One of the advantages of modern technology is the ability for remote, face-to-face conversations.  In HR I haven't done a telephone screen in over a year, opting instead for Skype interviews.  Now as a candidate I am being interviewed through this technology and the shoe is on the other foot.  There is a technique to looking your best during a video interview, and here are a few tips for those of you may be in or considering a career transition.

The first things I notice as an interviewer are lighting and background.  So often there is something distracting in the background such as a window with open drapes or blinds blinding the camera to where I can't see the interviewee.  Another common mistake is something distracting and unprofessional in the background like dirty laundry in the floor or general clutter.  It makes no sense to put on a jacket and tie and then have an unprofessional presentation behind you.  You can also focus the camera in to where you are just showing your face and upper body, not allowing the viewer to see anything behind you.  If your camera doesn't focus just move it closer or further away until the picture looks right.
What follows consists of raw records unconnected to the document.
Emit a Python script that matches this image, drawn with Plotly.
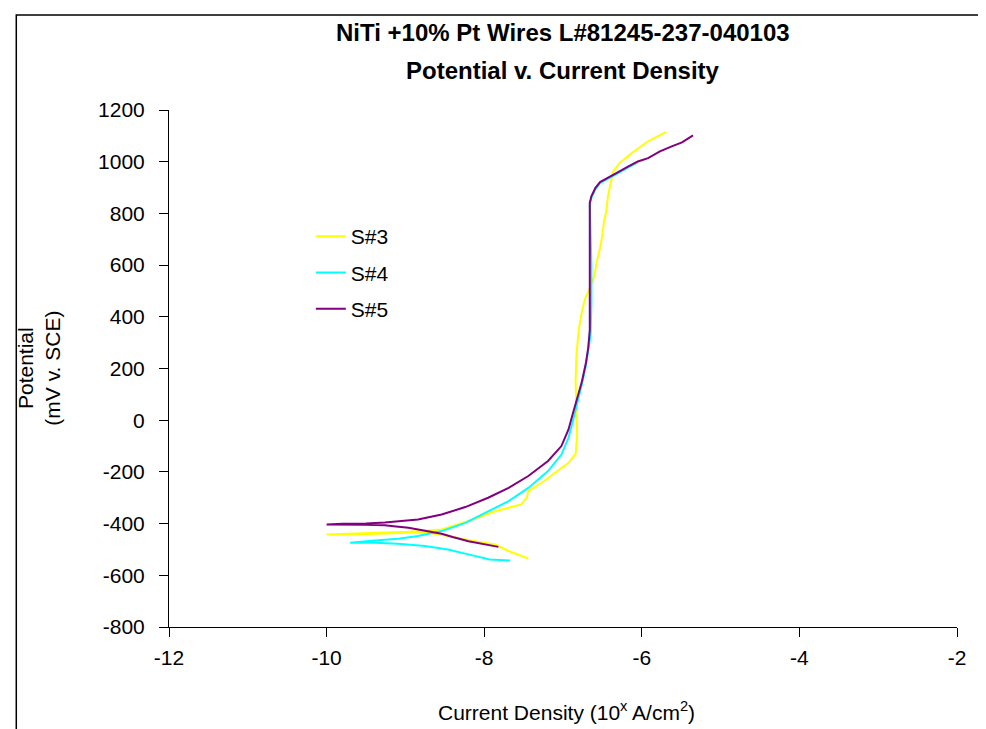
import plotly.graph_objects as go

# ---------------- data ----------------
title_line1 = "NiTi +10% Pt Wires L#81245-237-040103"
title_line2 = "Potential v. Current Density"
x_title = "Current Density (10<sup>x</sup> A/cm<sup>2</sup>)"
y_title = "Potential<br>(mV v. SCE)"

series_names = ["S#3", "S#4", "S#5"]
series_colors = ["#FFFF00", "#00FFFF", "#800080"]

# log10 current density (A/cm2) and potential (mV v. SCE)
s3_x = [-7.44, -7.69, -7.86, -8.12, -8.46, -8.71, -8.96, -9.26, -9.60, -10.0,
        -9.60, -9.26, -8.96, -8.54, -8.20, -7.86, -7.53, -7.46, -7.44, -7.27,
        -7.10, -6.93, -6.84, -6.82, -6.83, -6.84, -6.83, -6.80, -6.76, -6.72,
        -6.66, -6.60, -6.57, -6.53, -6.50, -6.48, -6.45, -6.43, -6.40, -6.36,
        -6.28, -6.13, -5.92, -5.69]
s3_y = [-535, -506, -481, -468, -448, -435, -435, -439, -441, -442,
        -438, -436, -432, -423, -390, -352, -326, -300, -274, -242,
        -204, -165, -130, -60, 50, 150, 250, 350, 420, 470,
        510, 563, 615, 666, 718, 769, 808, 866, 911, 963,
        995, 1033, 1079, 1115]

s4_x = [-7.67, -7.93, -8.20, -8.46, -8.75, -9.09, -9.39, -9.70, -9.39, -9.09,
        -8.84, -8.54, -8.24, -7.95, -7.69, -7.44, -7.19, -7.02, -6.93, -6.88,
        -6.82, -6.76, -6.71, -6.68, -6.65, -6.64, -6.64, -6.65, -6.66, -6.64,
        -6.59, -6.53, -6.42, -6.30, -6.17, -6.05]
s4_y = [-543, -539, -519, -500, -487, -478, -474, -474, -465, -459,
        -448, -429, -397, -352, -313, -262, -197, -133, -68, -10,
        60, 140, 210, 270, 330, 450, 600, 720, 835, 860,
        893, 917, 937, 956, 978, 997]

s5_x = [-7.82, -8.00, -8.20, -8.40, -8.54, -8.75, -8.96, -9.15, -9.26, -9.50,
        -9.80, -10.0, -9.80, -9.50, -9.26, -9.05, -8.84, -8.54, -8.24, -7.95,
        -7.69, -7.44, -7.19, -7.02, -6.93, -6.88, -6.82, -6.76, -6.71, -6.68,
        -6.66, -6.66, -6.66, -6.66, -6.66, -6.64, -6.59, -6.53, -6.42, -6.30,
        -6.17, -6.05, -5.92, -5.77, -5.62, -5.49, -5.35]
s5_y = [-490, -480, -468, -452, -439, -428, -416, -410, -406, -404,
        -404, -403, -401, -400, -396, -390, -384, -365, -336, -300,
        -262, -216, -158, -100, -36, 20, 80, 150, 220, 280,
        350, 500, 650, 750, 841, 866, 898, 921, 941, 960,
        982, 1001, 1014, 1040, 1059, 1075, 1102]

x_tick_vals = [-12, -10, -8, -6, -4, -2]
x_tick_text = ["-12", "-10", "-8", "-6", "-4", "-2"]
y_tick_vals = [-800, -600, -400, -200, 0, 200, 400, 600, 800, 1000, 1200]
y_tick_text = ["-800", "-600", "-400", "-200", "0", "200", "400", "600",
               "800", "1000", "1200"]

series_x = [s3_x, s4_x, s5_x]
series_y = [s3_y, s4_y, s5_y]

# ---------------- figure ----------------
FONT = "Liberation Sans, Arial, sans-serif"

fig = go.Figure()
for name, color, xs, ys in zip(series_names, series_colors, series_x, series_y):
    fig.add_trace(go.Scatter(
        x=xs, y=ys, name=name, mode="lines",
        line=dict(color=color, width=2),
        legendgroup=name,
    ))

fig.update_layout(
    width=986, height=729,
    margin=dict(l=161, r=37, t=102, b=110),
    paper_bgcolor="white", plot_bgcolor="white",
    font=dict(family=FONT, size=21, color="black"),
    showlegend=True,
    legend=dict(
        x=0.180, y=0.795, xanchor="left", yanchor="top",
        bgcolor="rgba(0,0,0,0)", borderwidth=0,
        font=dict(family=FONT, size=21, color="black"),
        tracegroupgap=6,
    ),
    xaxis=dict(
        range=[-12, -2], tickvals=x_tick_vals, ticktext=x_tick_text,
        ticks="outside", ticklen=9,
        tickwidth=1, tickcolor="black", showline=True, linecolor="black",
        linewidth=1, showgrid=False, zeroline=False,
        tickfont=dict(family=FONT, size=21, color="black"),
        ticklabelstandoff=3,
    ),
    yaxis=dict(
        range=[-800, 1200], tickvals=y_tick_vals, ticktext=y_tick_text,
        ticks="outside", ticklen=9,
        tickwidth=1, tickcolor="black", showline=True, linecolor="black",
        linewidth=1, showgrid=False, zeroline=False,
        tickfont=dict(family=FONT, size=21, color="black"),
        ticklabelstandoff=10,
    ),
    annotations=[
        dict(text="<b>" + title_line1 + "</b>", xref="paper", yref="paper",
             x=0.5, y=1.150, xanchor="center", yanchor="middle", showarrow=False,
             font=dict(family=FONT, size=24, color="black")),
        dict(text="<b>" + title_line2 + "</b>", xref="paper", yref="paper",
             x=0.5, y=1.077, xanchor="center", yanchor="middle", showarrow=False,
             font=dict(family=FONT, size=24, color="black")),
        dict(text=x_title, xref="paper", yref="paper",
             x=0.505, y=-0.163, xanchor="center", yanchor="middle", showarrow=False,
             font=dict(family=FONT, size=21, color="black")),
        dict(text=y_title, xref="paper", yref="paper", textangle=-90,
             x=-0.166, y=0.5, xanchor="center", yanchor="middle", showarrow=False,
             font=dict(family=FONT, size=21, color="black")),
    ],
    shapes=[
        dict(type="rect", xref="paper", yref="paper",
             x0=-0.1938, x1=1.0455, y0=-0.24, y1=1.1836,
             line=dict(color="black", width=1.5), fillcolor="rgba(0,0,0,0)",
             layer="below"),
    ],
)

fig.write_html("out.html")
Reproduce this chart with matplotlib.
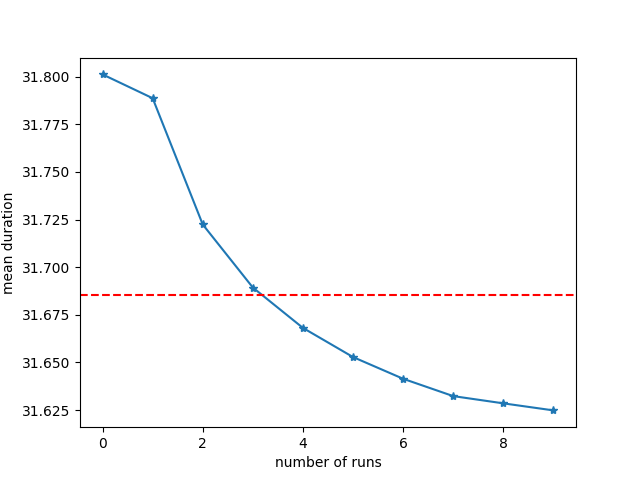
import matplotlib
matplotlib.use("Agg")
import matplotlib.pyplot as plt

# mean duration after each number of runs
runs = [0, 1, 2, 3, 4, 5, 6, 7, 8, 9]
mean_duration = [31.8012, 31.7887, 31.7224, 31.6893, 31.6681, 31.6528, 31.6414, 31.6323, 31.6285, 31.6248]
reference_level = 31.6852

plt.figure(figsize=(6.4, 4.8), dpi=100)
plt.plot(runs, mean_duration, marker='*')
plt.axhline(reference_level, color='r', linestyle='--')
plt.xlabel('number of runs')
plt.ylabel('mean duration')
plt.savefig('out.png')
Also the lighting on your face is important; if your face is dark you come across as unfriendly, similar to if you are frowning vs. smiling.  Having your face properly lit, and a smile on your face as you speak, gives an entirely different presentation.

Another issue I run into is camera angle.  If like me you have a little more chin than you wish you had then you don't want the camera looking up at you from your desk.  If you use a laptop place it on a stack of books.  If you use a camera mounted on or continued within a monitor, angle the monitor for your best presentation of our face.  For video interviews I use this setup.

Other than the physical setup just remember some of the basics.  Have something to drink nearby in case you get choked; you can't cover the camera like you can cover the phone with your hand in a telephone interview.  Have your questions prepared ahead of time, and relevant documents handy so you can refer to them if need be for specific questions.  

Finally, speak slowly, confidently and with a smile.  After just a minute or two you'll adjust to the face on the screen and start talking to it just like you were there in person.